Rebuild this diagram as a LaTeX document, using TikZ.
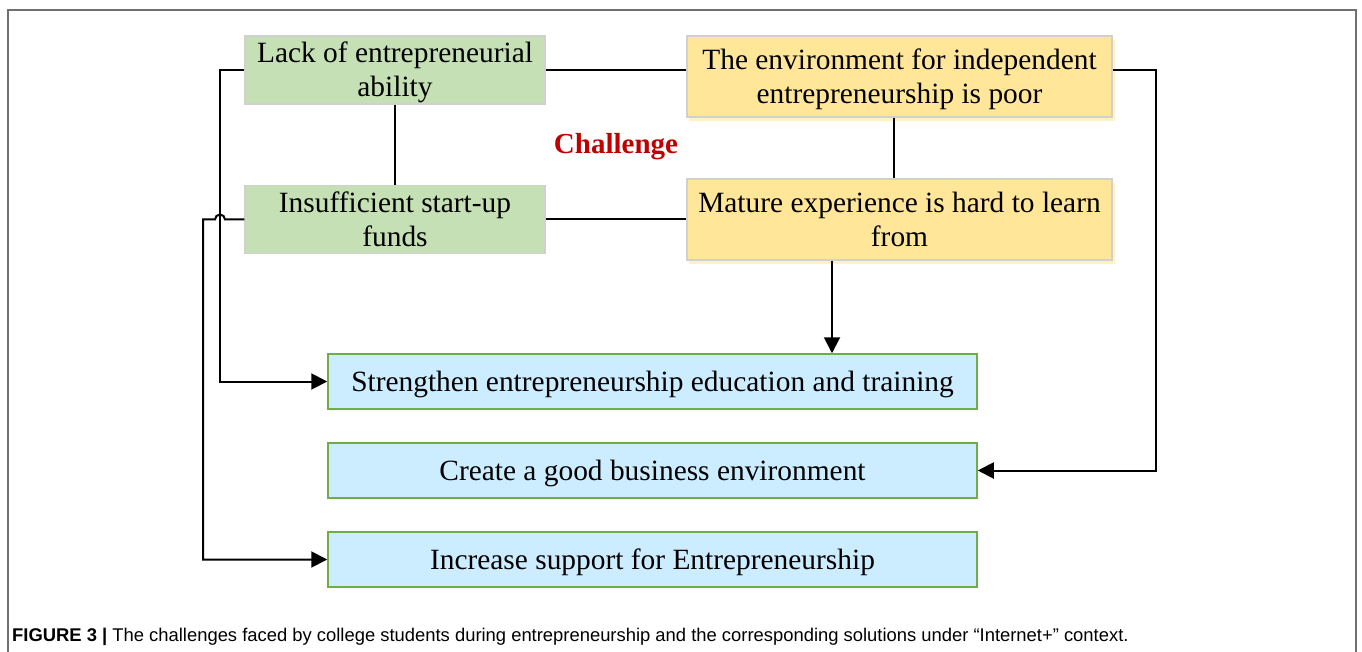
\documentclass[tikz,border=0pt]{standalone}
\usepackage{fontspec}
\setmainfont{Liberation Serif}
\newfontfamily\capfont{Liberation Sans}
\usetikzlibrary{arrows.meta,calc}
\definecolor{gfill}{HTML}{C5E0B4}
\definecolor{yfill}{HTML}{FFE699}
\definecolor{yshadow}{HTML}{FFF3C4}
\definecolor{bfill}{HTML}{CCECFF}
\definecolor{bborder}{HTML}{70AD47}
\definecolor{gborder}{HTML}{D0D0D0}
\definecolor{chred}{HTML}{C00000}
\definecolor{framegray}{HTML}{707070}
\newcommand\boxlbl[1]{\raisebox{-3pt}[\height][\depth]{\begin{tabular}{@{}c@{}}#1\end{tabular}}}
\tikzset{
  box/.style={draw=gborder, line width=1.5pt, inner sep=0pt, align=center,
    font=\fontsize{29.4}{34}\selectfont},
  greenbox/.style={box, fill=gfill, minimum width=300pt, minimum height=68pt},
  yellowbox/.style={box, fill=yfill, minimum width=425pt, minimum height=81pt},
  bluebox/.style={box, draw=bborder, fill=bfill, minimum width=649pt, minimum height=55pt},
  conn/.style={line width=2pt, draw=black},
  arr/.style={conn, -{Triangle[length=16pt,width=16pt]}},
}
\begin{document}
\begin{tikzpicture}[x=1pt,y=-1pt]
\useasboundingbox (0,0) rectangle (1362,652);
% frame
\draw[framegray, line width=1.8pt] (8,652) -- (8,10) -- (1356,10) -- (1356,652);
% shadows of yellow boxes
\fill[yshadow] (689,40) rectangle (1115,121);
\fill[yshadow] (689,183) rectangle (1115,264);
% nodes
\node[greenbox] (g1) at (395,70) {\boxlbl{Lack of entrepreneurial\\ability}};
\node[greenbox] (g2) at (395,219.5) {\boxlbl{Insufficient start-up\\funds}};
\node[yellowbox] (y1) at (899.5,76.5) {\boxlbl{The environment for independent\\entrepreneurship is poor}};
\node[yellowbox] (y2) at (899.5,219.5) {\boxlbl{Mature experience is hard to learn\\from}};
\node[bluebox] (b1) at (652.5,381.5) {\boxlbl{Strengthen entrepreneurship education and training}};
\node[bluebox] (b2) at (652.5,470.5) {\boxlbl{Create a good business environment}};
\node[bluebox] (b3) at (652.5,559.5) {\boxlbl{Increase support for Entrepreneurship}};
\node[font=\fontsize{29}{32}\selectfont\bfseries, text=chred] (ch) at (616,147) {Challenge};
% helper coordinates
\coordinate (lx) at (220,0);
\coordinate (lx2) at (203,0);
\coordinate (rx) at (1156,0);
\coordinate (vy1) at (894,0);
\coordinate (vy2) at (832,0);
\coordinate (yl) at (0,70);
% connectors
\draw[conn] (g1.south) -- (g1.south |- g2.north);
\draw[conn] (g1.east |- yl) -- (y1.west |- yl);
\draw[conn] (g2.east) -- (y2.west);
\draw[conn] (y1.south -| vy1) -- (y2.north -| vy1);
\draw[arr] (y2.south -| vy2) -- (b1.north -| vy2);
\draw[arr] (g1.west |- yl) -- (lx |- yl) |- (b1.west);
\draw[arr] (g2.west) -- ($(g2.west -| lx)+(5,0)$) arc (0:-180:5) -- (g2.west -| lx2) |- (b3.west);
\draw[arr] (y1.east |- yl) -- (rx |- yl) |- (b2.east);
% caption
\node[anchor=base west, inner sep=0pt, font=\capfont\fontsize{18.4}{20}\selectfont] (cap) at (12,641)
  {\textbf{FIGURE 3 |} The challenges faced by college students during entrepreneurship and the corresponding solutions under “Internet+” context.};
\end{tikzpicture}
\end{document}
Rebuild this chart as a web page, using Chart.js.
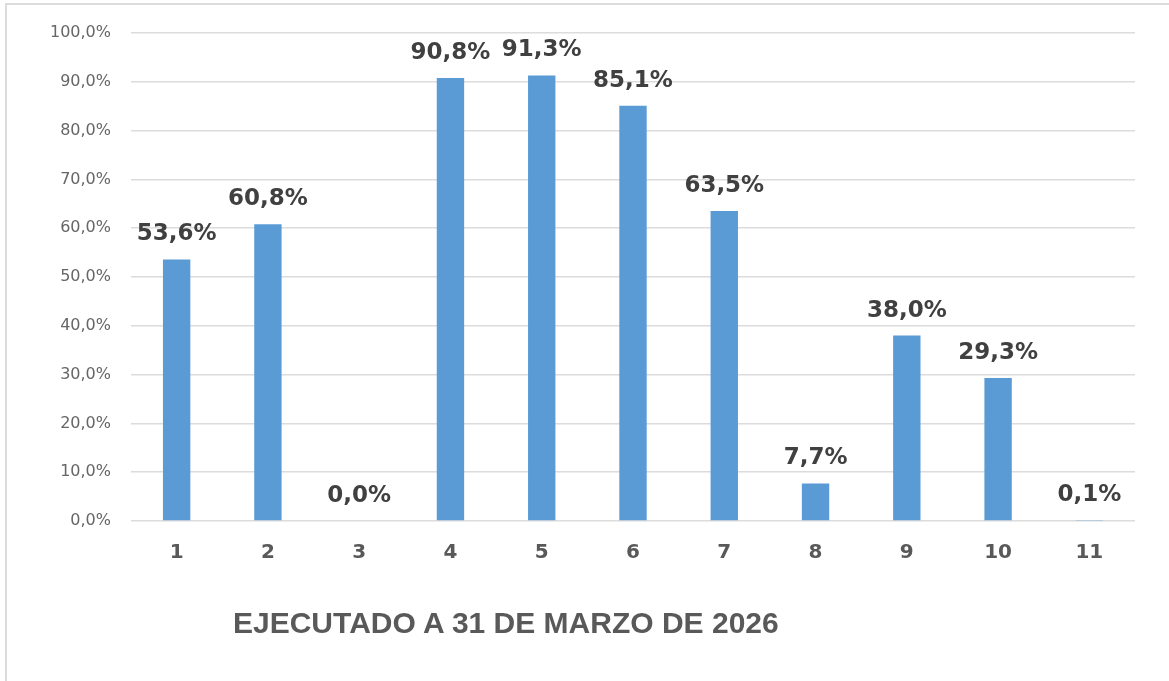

--------------------------------------------------

■ **WHAT TO WORK ON**
State how many lines of the data include the word "using", with nothing else.

■ **EXERCISE ANSWER**
2